Re: working towards affirmative opt-in consent


For THIRD-party compliance with the ePrivacy directive, the 
EFF/Mozilla/Standford proposal looks very promising.

Also, the direction of the exception API proposal from 
Microsoft/Mozilla/Google during the Face-2-Face meeting in Amsterdam 
looks promosing to me too. I need some more time to look at it in detail 
if it meets criteria like integrity of the list, transparency to the 
user and control to the user. The revised api may tackle two problems: 
1. a move away from a pop-up dialog scenario, and 2. storage of 
in-browser user consent instead of a out-of-band consent scenario.
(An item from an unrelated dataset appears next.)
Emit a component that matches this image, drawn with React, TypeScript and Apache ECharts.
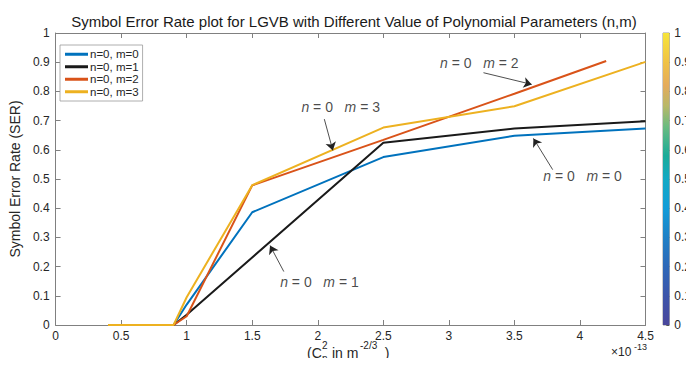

We have no disagreement when it comes to defining key definitions that 
fixate inter-dependent concepts. Because of the inter-dependency, these 
definitions need to be addressed in the compliance doc, not the global 
considerations note.


Roy T. Fielding schreef op 2012-10-12 09:49:
> On Oct 11, 2012, at 3:36 PM, Rob van Eijk wrote:
>> With all respect, the TPWG is working towards affirmative opt-in 
>> consent for third-party web tracking.
> It is?  How so?  Thus far, the working group has refused to
> define tracking, refused to define DNT, refused to define what
> DNT:0 implies for a recipient, refused to require an opt-in
> signal be implemented by browsers, refused any discussion of UI
> for informing consent, and you and Ninja have repeatedly stated
> that a global setting of DNT:0, even if deliberately set by a
> user because they just don't care about pseudonymous privacy
> concerns, would still not satisfy the EU requirements for
> specific and informed consent.
> Please, how on earth do you expect us to work on an affirmative
> opt-in consent mechanism for third-party tracking when you've
> made it unlikely that any browser-based consent mechanism will be
> implemented and impossible for a server to use the DNT mechanisms
> to inform the user, be specific about what is being consented,
> and be reasonably assured that all of the consent options will
> be presented to that user?
> What is the point of having an exception mechanism that might
> (if anyone implements it) send a DNT:0 signal to a third-party
> server if this group cannot agree that such a signal will
> indicate an explicit and informed consent for data collection
> for a specific set of purposes?
> Industry in Europe will obey the laws, but they will have to do
> so using cookies and out-of-band consent mechanisms because
> some privacy advocates in this working group are so consumed
> with self-righteousness that they cannot even allow a user
> to make their own choices.
> If you want DNT to be usable as an opt-in mechanism for EU,
> as I do, then you need to insist that the working group
> defines tracking, defines DNT:0, defines what it means
> when DNT:0 is received, and requires browsers to implement
> that consent mechanism if they implement DNT:1, at least to
> an extent necessary to satisfy those EU laws.
> I am sick and tired of EU regulators blaming industry for lack
> of progress on DNT when it has been the non-implementers in
> this group that have refused to define anything necessary for
> obtaining specific and informed consent.